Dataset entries
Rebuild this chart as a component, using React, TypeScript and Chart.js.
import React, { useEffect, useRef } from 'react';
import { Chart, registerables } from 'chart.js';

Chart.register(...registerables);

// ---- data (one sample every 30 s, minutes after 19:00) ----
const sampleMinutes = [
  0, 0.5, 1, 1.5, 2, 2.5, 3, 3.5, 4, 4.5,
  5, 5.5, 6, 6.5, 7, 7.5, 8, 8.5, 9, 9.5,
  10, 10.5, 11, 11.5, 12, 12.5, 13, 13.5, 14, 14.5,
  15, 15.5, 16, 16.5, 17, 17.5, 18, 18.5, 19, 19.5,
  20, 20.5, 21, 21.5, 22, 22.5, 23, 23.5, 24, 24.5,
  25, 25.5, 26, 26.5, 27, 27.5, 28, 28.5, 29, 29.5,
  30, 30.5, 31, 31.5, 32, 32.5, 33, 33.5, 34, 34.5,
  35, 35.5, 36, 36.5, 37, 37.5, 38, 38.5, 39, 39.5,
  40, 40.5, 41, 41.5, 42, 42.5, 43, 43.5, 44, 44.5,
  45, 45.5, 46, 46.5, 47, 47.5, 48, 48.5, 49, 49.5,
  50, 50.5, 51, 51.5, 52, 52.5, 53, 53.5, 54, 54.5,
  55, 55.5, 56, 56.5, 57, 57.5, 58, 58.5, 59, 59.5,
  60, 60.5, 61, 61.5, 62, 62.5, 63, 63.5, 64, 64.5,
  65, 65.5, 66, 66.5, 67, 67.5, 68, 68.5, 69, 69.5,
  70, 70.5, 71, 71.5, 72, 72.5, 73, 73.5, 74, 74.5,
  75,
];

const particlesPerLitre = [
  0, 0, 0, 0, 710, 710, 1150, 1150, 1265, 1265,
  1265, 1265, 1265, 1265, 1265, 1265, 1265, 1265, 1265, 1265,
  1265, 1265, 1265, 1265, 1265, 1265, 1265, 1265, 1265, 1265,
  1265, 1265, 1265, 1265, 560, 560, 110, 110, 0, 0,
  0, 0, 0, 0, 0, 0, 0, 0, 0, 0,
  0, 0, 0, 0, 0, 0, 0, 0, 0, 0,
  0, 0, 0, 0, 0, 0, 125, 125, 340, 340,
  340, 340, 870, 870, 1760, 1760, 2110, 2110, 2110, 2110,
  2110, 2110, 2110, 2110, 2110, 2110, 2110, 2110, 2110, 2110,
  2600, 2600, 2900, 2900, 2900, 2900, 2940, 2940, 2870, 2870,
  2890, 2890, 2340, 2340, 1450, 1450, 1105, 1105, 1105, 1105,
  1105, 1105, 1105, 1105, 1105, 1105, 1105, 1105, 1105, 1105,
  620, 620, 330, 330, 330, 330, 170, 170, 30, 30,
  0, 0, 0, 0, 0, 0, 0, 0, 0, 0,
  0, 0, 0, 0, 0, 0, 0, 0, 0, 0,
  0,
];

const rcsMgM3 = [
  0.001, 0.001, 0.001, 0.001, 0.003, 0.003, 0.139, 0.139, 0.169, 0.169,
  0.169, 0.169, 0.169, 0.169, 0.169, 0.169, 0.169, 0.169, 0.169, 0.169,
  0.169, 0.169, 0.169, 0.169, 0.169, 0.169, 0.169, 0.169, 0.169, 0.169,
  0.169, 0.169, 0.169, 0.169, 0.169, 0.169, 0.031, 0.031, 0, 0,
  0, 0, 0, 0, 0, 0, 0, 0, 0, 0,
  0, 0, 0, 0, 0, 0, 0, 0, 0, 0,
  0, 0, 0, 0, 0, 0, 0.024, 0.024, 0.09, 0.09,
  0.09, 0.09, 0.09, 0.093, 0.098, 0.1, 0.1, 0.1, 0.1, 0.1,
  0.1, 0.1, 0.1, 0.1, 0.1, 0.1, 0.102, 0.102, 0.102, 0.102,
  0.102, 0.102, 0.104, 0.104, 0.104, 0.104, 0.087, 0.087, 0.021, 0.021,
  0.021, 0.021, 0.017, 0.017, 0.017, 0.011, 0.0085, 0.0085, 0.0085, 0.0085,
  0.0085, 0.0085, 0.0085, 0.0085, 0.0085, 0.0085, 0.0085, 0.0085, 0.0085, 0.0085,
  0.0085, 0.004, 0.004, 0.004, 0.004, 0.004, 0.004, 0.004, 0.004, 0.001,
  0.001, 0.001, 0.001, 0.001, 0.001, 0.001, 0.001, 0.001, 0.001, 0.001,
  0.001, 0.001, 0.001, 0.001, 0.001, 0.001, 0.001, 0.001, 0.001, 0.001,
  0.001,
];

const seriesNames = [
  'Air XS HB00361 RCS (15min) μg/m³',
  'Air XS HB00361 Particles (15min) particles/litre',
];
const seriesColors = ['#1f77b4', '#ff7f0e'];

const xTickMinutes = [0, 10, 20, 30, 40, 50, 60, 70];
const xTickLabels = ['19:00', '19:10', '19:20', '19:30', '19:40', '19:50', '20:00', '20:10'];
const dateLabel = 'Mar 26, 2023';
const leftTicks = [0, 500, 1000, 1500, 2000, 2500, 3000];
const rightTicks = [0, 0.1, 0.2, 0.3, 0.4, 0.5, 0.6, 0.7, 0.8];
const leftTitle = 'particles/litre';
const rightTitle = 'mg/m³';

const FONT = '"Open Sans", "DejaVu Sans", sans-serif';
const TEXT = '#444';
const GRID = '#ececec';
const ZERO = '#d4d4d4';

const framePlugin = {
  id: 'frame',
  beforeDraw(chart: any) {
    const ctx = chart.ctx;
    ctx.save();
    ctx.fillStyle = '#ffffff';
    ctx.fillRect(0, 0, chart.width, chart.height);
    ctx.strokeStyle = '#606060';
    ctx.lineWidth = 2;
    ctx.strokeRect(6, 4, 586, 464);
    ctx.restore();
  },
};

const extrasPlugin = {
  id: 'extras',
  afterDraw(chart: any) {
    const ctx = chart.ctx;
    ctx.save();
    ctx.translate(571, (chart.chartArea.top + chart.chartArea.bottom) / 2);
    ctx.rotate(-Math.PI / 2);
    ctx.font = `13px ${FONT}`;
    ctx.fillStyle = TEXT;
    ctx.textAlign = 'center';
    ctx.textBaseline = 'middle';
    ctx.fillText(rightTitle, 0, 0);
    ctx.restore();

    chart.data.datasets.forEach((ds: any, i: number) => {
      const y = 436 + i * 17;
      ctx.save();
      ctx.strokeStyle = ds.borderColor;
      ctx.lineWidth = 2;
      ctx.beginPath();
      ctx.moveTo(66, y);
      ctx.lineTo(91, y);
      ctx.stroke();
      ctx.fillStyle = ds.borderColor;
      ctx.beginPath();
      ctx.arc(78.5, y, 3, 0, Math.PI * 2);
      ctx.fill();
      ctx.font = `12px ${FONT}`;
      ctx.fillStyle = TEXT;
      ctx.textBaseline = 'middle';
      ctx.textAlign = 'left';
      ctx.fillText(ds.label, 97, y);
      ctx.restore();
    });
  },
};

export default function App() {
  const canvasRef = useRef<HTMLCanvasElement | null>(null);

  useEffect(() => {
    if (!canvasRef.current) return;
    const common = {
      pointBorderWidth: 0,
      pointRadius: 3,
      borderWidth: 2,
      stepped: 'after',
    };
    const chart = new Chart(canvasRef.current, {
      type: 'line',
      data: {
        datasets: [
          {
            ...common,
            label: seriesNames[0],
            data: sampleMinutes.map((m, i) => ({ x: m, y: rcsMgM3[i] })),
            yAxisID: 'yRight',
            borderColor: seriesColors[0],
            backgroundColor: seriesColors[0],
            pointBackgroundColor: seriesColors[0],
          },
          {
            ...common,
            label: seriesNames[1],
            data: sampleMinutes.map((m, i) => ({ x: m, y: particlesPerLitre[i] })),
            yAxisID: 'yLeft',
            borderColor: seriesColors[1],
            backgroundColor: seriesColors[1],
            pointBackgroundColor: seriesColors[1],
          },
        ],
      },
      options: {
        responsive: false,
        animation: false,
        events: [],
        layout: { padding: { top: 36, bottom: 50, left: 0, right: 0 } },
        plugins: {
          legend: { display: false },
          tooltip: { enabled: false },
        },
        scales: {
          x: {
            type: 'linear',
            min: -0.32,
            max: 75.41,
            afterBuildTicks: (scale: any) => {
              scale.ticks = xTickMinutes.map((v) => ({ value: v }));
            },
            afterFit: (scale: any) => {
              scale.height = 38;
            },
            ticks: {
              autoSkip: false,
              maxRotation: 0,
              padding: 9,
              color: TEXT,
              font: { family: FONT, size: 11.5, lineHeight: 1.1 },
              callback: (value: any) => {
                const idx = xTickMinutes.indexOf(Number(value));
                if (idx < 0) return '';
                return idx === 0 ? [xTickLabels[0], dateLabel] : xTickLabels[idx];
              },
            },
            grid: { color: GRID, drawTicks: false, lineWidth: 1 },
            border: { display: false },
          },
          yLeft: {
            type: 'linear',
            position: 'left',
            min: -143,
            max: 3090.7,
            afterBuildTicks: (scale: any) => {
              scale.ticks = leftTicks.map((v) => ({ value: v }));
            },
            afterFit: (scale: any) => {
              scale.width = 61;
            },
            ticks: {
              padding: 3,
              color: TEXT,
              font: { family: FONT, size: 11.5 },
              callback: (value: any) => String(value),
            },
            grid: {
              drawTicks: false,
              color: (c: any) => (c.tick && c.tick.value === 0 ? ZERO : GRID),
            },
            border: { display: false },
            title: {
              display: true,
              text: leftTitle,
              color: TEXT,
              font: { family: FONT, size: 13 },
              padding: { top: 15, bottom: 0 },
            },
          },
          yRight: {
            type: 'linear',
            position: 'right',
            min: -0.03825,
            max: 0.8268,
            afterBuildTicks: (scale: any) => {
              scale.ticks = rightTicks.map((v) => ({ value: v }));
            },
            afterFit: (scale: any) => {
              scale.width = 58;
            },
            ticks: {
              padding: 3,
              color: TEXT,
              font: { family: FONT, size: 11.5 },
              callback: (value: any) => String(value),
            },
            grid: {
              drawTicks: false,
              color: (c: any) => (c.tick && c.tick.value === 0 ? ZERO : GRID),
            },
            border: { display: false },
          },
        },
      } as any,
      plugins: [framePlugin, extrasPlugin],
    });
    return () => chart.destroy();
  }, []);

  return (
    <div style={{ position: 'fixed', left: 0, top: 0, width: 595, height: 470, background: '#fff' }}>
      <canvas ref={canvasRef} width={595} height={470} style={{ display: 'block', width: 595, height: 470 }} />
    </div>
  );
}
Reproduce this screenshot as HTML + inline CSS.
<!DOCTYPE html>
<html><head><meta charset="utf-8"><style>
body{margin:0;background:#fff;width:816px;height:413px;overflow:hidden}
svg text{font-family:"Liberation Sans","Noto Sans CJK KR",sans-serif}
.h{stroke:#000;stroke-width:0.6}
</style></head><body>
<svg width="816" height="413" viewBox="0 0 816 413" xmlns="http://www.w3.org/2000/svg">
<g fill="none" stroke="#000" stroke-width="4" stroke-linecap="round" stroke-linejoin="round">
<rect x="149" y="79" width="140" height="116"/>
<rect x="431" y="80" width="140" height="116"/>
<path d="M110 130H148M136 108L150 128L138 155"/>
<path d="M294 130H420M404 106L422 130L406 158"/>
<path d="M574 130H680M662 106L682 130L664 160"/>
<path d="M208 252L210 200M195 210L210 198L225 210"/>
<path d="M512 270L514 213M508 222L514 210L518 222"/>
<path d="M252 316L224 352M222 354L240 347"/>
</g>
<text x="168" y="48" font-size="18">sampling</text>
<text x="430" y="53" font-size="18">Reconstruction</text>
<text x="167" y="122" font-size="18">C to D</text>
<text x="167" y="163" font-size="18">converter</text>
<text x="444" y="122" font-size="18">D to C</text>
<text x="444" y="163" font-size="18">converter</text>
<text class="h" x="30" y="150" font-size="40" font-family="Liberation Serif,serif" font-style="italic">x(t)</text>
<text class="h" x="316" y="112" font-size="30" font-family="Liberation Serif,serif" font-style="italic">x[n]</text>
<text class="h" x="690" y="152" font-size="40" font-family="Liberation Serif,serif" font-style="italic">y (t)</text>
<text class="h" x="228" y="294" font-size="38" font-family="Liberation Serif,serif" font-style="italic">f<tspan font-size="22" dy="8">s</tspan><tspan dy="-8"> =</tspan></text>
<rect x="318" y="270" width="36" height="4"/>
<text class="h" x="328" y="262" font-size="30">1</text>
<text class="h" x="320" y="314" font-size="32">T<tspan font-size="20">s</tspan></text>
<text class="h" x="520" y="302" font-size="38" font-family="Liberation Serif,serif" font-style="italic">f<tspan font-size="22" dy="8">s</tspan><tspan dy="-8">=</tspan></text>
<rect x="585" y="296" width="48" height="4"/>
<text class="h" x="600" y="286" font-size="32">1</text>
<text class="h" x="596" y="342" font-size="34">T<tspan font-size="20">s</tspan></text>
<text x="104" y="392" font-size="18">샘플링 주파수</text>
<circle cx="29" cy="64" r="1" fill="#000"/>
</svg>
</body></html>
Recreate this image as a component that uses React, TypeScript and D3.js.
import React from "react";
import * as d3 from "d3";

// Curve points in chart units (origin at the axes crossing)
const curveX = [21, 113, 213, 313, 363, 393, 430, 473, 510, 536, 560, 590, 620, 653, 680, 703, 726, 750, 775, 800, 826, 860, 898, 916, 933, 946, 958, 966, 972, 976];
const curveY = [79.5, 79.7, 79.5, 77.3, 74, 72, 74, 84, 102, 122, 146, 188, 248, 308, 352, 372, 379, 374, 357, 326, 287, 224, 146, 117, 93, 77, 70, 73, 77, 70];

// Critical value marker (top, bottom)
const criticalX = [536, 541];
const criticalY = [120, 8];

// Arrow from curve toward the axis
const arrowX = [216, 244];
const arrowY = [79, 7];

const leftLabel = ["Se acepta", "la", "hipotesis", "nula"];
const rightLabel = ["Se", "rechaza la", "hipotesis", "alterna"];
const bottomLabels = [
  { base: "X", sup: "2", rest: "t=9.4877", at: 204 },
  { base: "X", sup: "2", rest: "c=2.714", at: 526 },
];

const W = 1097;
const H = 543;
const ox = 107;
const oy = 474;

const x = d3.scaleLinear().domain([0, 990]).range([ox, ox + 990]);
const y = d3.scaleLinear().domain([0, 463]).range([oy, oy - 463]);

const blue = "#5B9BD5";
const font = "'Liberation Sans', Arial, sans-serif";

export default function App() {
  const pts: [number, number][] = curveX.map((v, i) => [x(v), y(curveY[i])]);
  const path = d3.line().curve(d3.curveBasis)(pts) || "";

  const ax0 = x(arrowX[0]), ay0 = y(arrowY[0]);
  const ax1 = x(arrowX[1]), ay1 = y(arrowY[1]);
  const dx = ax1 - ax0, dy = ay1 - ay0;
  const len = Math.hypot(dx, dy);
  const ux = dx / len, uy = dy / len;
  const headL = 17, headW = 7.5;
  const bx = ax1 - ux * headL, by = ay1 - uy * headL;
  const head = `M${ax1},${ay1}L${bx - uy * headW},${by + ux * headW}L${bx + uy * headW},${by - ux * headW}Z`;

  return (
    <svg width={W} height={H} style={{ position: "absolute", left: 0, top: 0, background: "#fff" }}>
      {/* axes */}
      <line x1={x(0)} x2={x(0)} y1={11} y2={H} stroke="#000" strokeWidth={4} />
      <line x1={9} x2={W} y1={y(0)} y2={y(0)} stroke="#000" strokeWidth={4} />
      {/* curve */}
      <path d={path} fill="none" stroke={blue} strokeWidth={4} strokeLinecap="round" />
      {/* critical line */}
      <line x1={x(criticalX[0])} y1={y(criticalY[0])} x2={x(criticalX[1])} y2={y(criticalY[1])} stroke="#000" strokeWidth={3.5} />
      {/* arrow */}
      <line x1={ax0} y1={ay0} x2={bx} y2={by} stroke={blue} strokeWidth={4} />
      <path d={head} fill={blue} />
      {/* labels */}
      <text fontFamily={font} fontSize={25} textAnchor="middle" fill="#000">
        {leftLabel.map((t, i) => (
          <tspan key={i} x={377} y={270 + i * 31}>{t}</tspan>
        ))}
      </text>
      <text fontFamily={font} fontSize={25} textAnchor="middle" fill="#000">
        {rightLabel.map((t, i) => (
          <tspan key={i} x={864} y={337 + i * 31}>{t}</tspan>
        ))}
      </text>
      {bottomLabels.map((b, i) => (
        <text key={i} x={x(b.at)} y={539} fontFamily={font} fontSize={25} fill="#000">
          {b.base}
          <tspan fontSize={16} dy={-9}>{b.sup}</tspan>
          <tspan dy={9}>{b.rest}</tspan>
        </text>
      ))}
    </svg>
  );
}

Brief
Take the listing above and repeat exactly the lines from the one containing "Recreate this image" through the one containing "const path = d3.line().curve(d3.curveBasis)(pts)", both included.

Answer to this problem
Recreate this image as a component that uses React, TypeScript and D3.js.
import React from "react";
import * as d3 from "d3";

// Curve points in chart units (origin at the axes crossing)
const curveX = [21, 113, 213, 313, 363, 393, 430, 473, 510, 536, 560, 590, 620, 653, 680, 703, 726, 750, 775, 800, 826, 860, 898, 916, 933, 946, 958, 966, 972, 976];
const curveY = [79.5, 79.7, 79.5, 77.3, 74, 72, 74, 84, 102, 122, 146, 188, 248, 308, 352, 372, 379, 374, 357, 326, 287, 224, 146, 117, 93, 77, 70, 73, 77, 70];

// Critical value marker (top, bottom)
const criticalX = [536, 541];
const criticalY = [120, 8];

// Arrow from curve toward the axis
const arrowX = [216, 244];
const arrowY = [79, 7];

const leftLabel = ["Se acepta", "la", "hipotesis", "nula"];
const rightLabel = ["Se", "rechaza la", "hipotesis", "alterna"];
const bottomLabels = [
  { base: "X", sup: "2", rest: "t=9.4877", at: 204 },
  { base: "X", sup: "2", rest: "c=2.714", at: 526 },
];

const W = 1097;
const H = 543;
const ox = 107;
const oy = 474;

const x = d3.scaleLinear().domain([0, 990]).range([ox, ox + 990]);
const y = d3.scaleLinear().domain([0, 463]).range([oy, oy - 463]);

const blue = "#5B9BD5";
const font = "'Liberation Sans', Arial, sans-serif";

export default function App() {
  const pts: [number, number][] = curveX.map((v, i) => [x(v), y(curveY[i])]);
  const path = d3.line().curve(d3.curveBasis)(pts) || "";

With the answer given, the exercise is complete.